この先の緊迫状態にとても耐えられそうにない「弱さ」は、中共に秋波を送っていた石破元防衛相を彷彿とさせます。
投稿: 山路 敬介(宮古) | 2019年4月 8日 (月) 08時59分
管理人さん、私のコメントに対するご返信ありがとうございました。
おっしゃる通り、私のコメントは、武器の性能や能力にばかり目が行って、
運用上の様々な問題に、全く考えが及んでいませんでした。
管理人さんが教えて下さった、防衛出動や武器使用に関する様々な障害に関しても
知らないことばかりでした。
私は、何年も前から、社会勉強のために貴ブログを拝見させて頂いております。
今回も、自分の意見を述べることにより、自分の考えの偏りを気付かせて頂き、
感謝しております。
今後も良記事を期待しております。
投稿: 元航海士 | 2019年4月 8日 (月) 10時29分
元航海士さんのコメントは好感が持てます。その姿勢がイイですね。異なる意見でも述べた方が良い。議論する中でこちらが利口になれるのなら儲けもの。

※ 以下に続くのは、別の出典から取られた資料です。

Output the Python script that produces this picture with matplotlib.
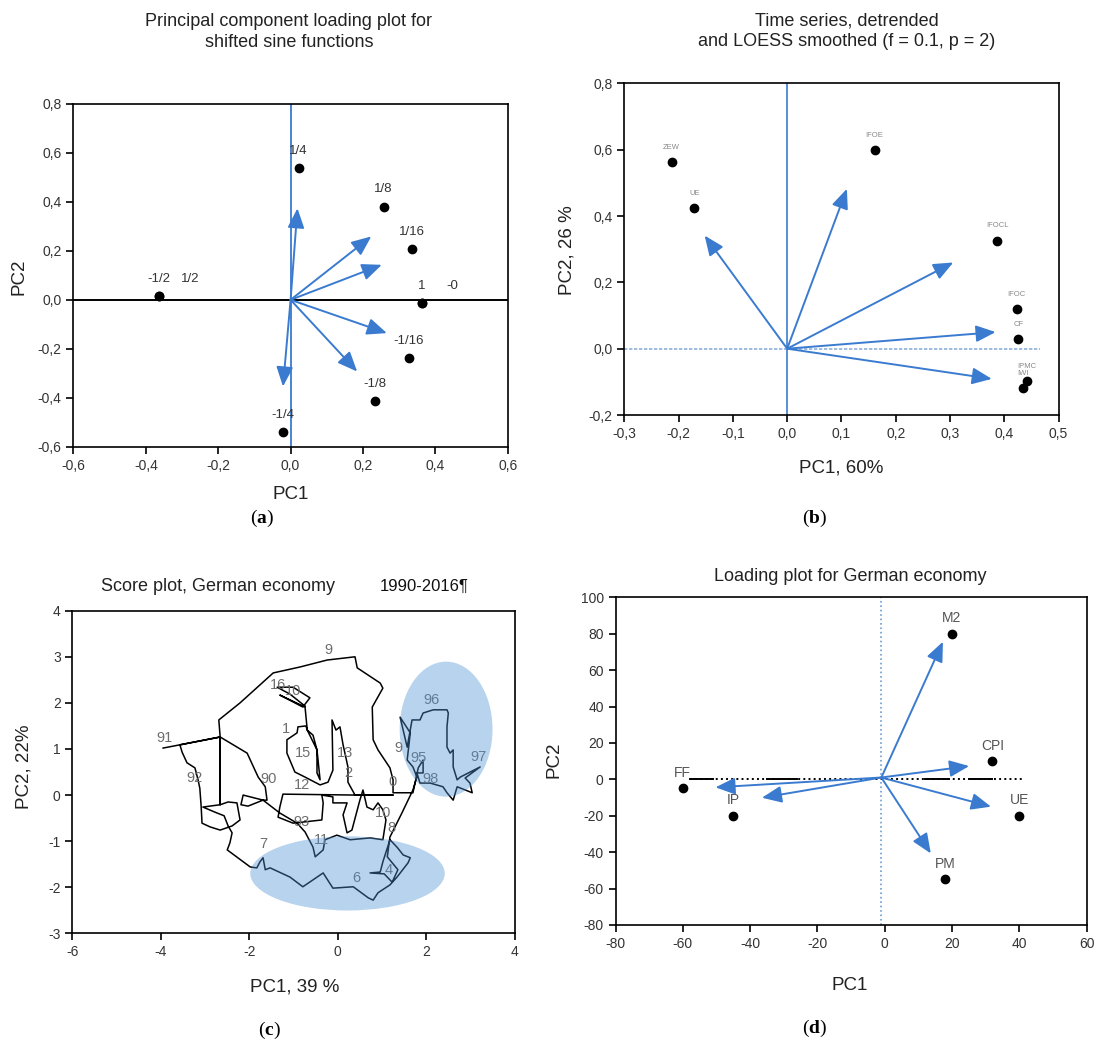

自分の考えに偏りがあるのかないのかを知るためにも議論は必要です。
自衛隊が宮古島、石垣島に配備されることは防衛上とても重要なことです。ミサイル基地であればミサイル弾は付随する、だから部隊運用上一番便利な位置に弾薬庫は整備するべし。これは当然なことだ。マスコミは戦争に巻き込まれると危険視するが、そこまで心配をするべきではないと思う。ミサイル基地を建設する段階で宮古島の人々は危険負担をする覚悟はあったと思うのだ。政府の行うべきことは、防衛思想の普及であると思う。島民の理解を得るために普段から努力をしなければならない。政府が防衛思想の普及努力をしないであいまいなカタチで住民説明をするのはよくない。難しい作業ではあるが、これをやらねばならない。私は保守主義者の現今の課題は、防衛問題などの常識論の普及だと思う。
投稿: ueyonabaru | 2019年4月 8日 (月) 13時40分
保良地区は今日になって、また騒ぎが大きくなってます。
地区の賛成派の重要人物が反対にまわる事を表明する、と言っているからです。
「千代田地区では即座に撤去、島外にまで搬出された危険物を、未来永劫同地区内に置く事に同調する事は出来なくなった」という主旨。
これは保良の人たちに特に防衛に関する理解力が足りないせいではない。
人の心の動きを見通せない未熟な大臣のせいです。
岩屋はまた菅官房長官に泣きつきそれで収まればいいが、政治家としても失格です。